Up to half of the tens of thousands of U.S.-funded Afghan National Defense and Security Forces (ANDSF) troops deployed to combat terrorism in southern Afghanistan’s volatile Helmand province “do not exist,” notes a U.S. watchdog agency appointed by Congress, citing the province’s police chief.
Nevertheless, all Afghan security forces are getting paid with U.S. taxpayer funds, including the nonexistent ones.
In an August 5 letter addressed to the U.S. Secretary of Defense and published on Friday, which marked the 15th year of the Afghanistan war, the U.S. Inspector General for Afghanistan Reconstruction (SIGAR), the watchdog, highlighted the problems of “ghost” service members within the ANDSF.
Overall, the letter suggested that of the 319,595 members of the ANDSF, which includes police and army units, nearly 200,000 do not exist.
In Helmand alone, a longtime Taliban stronghold that is considered one of the deadliest places for U.S.-led coalition forces, up to half of the 26,000 ANDSF troops assigned to the province are “ghost” service members, the provincial police chief declared earlier this year.
“There are around 10,000 police personnel in the structure of police force in Helmand plus 16,000 army soldiers along with public protection forces and border security forces. According to my information, 40 to 50 percent of the force did not exist physically when we asked for help during operations,” he explained. “Salaries of ghost soldiers had been received during the past eight months and the money has gone to personal accounts.”
Furthermore, the governor of Helmand also noted that “there are ghost soldiers within the security forces in Helmand” and that officials there have “discovered at least 400 and scrapped them from the list.”

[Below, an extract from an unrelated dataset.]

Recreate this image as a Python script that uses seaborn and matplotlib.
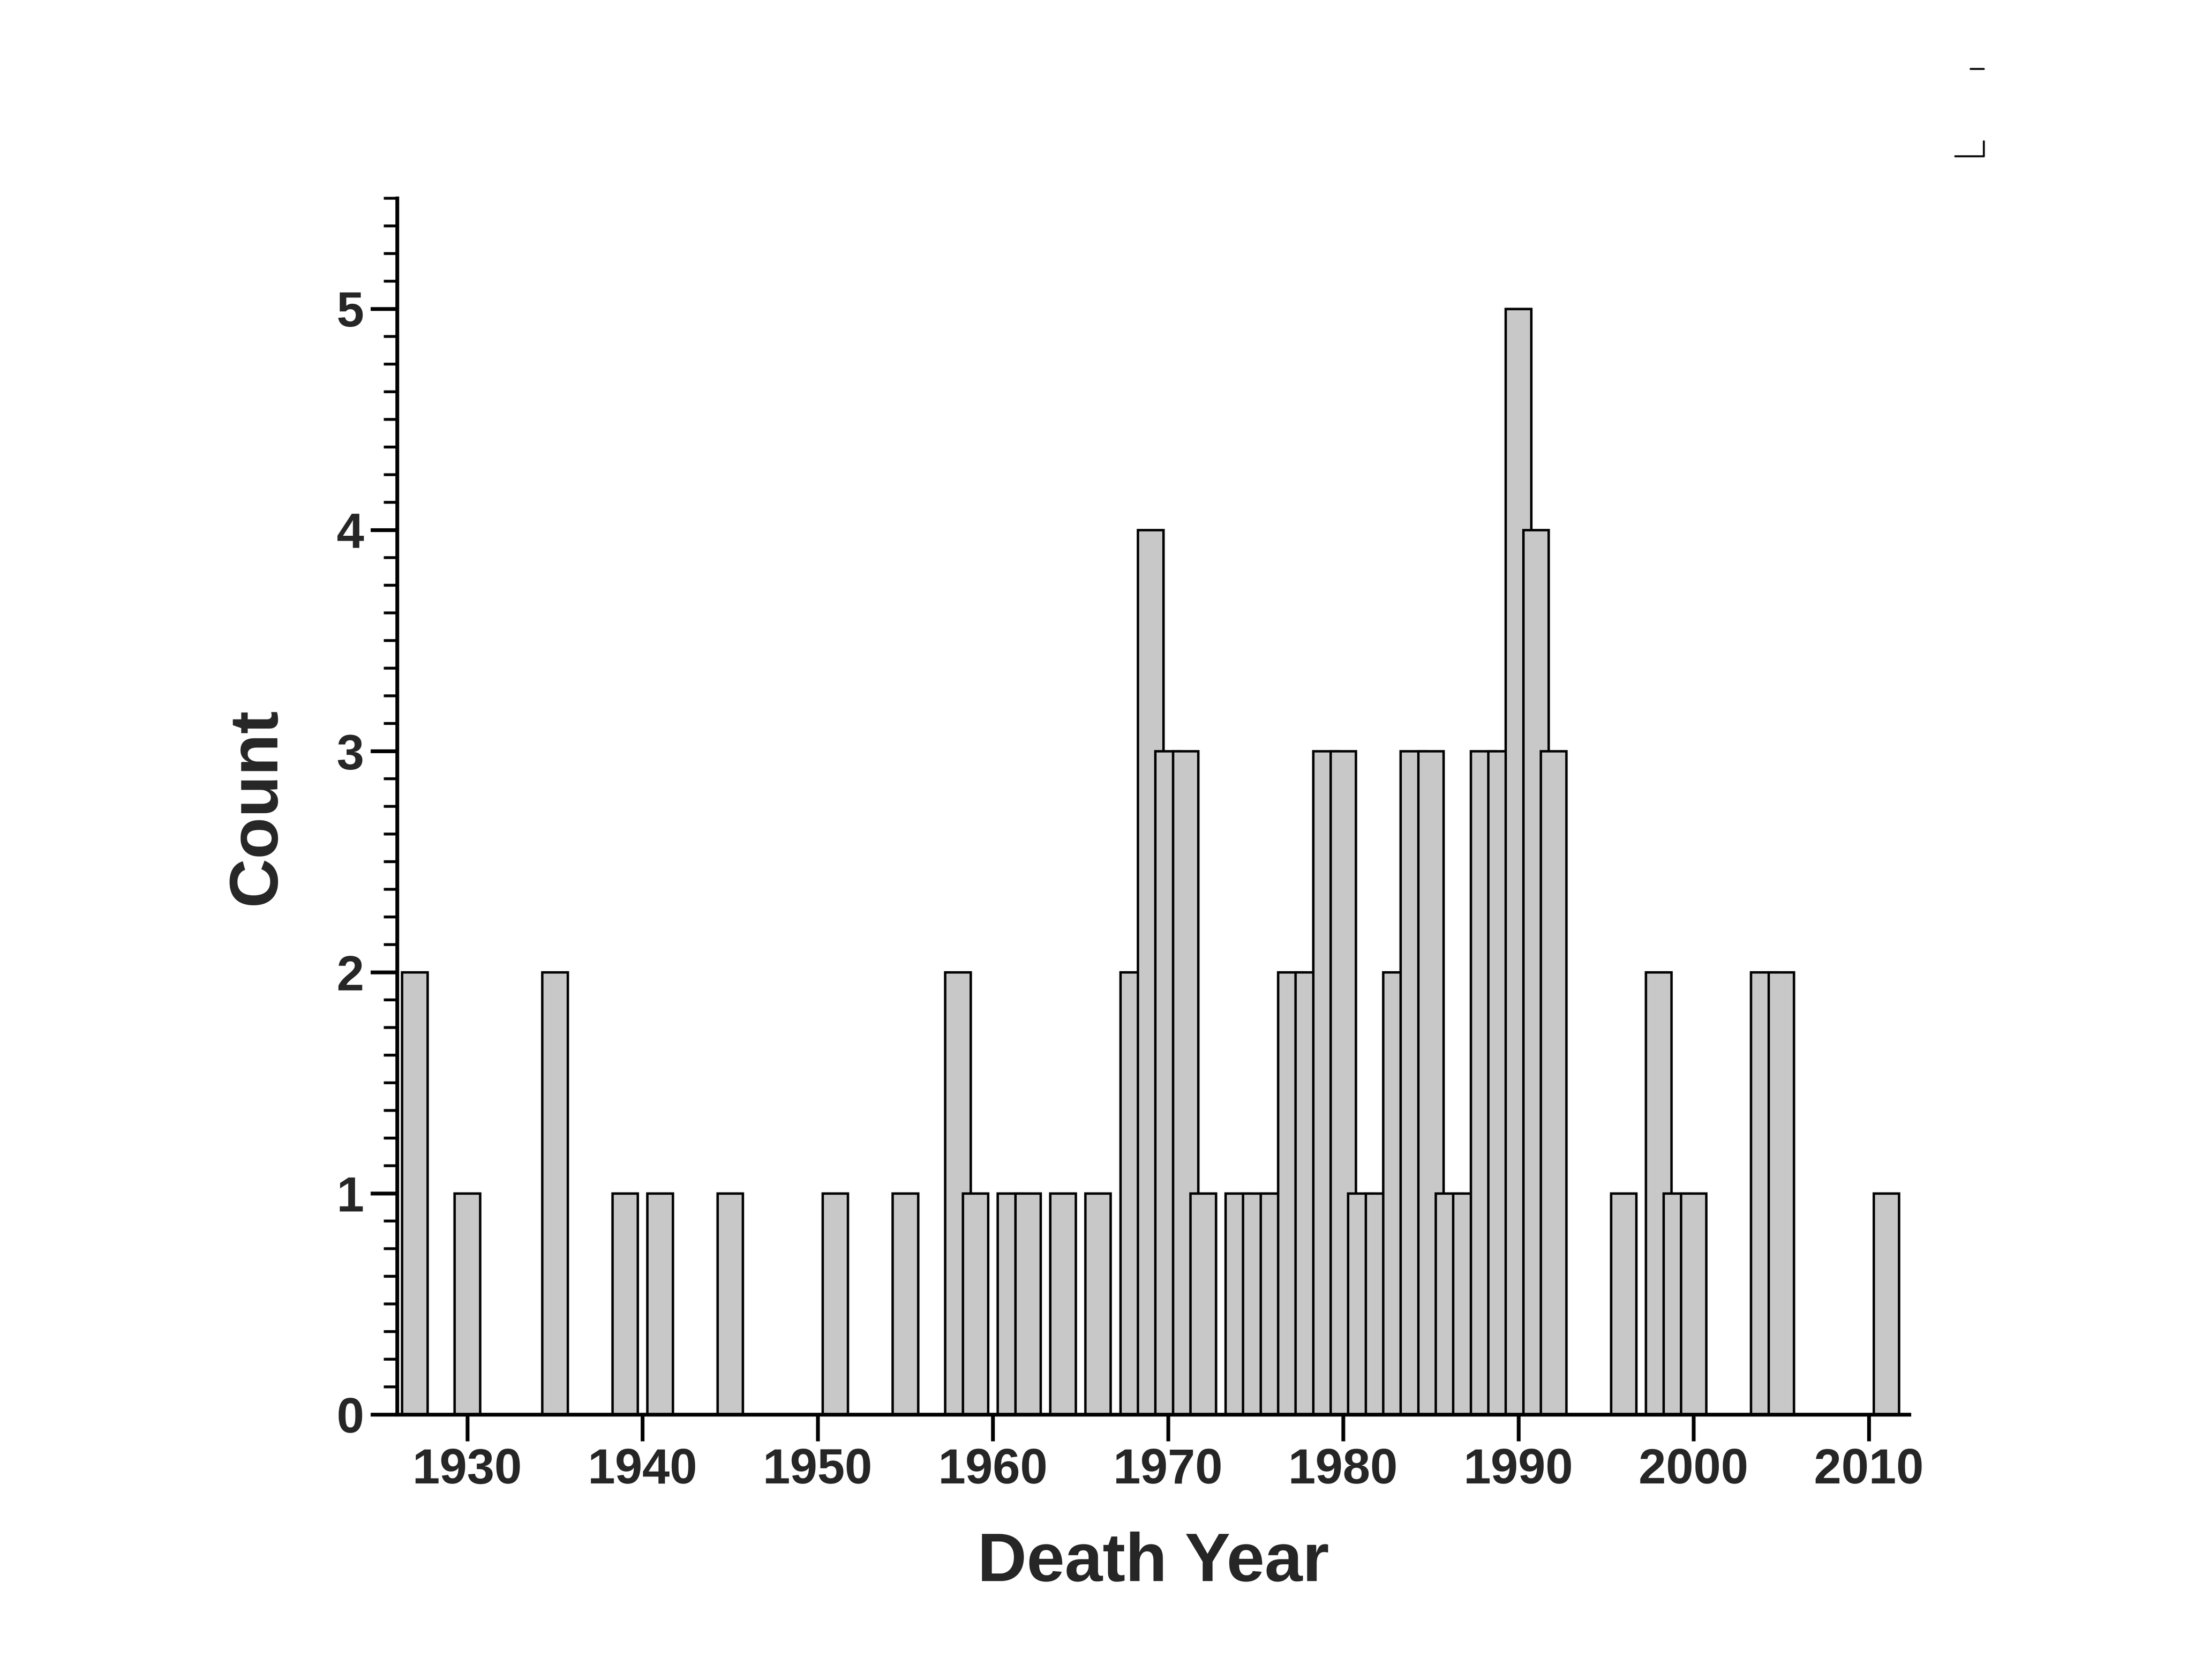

In April 2015, SIGAR reported that Inaccurate and unreliable data on Afghan security personnel may place America’s security and billions of U.S. taxpayer funds at risk, adding that the United States has spent nearly $70 billion to recruit, train, equip, house, feed, supply, and pay the salaries” of the ANDSF, including those of “hollow” Afghan brigades that do not really exist.
The Pentagon refused to comment on whether the Obama administration is concerned about “ghost” Afghan troops receiving U.S. taxpayer funds, jeopardizing U.S. gains, and placing American military troops at risk. It would not say whether any American troops have been killed our wounded after going into battle with nonexistent backing.
The lives of U.S. and Afghan troops may be endangered when they are sent on missions with Afghan soldiers who turn out to be “ghosts.”
The Associated Press (AP) noted earlier this year, “The heaviest cost of the ghost soldier phenomenon is being exacted on the battlefield.”
President Barack Obama has withdrawn the majority of U.S. military troops from Afghanistan, driving American troops to increase their reliance on their Afghan counterparts.
For over a year, SIGAR has noted that the Obama administration is clueless about how many ANDSF troops “actually exist.”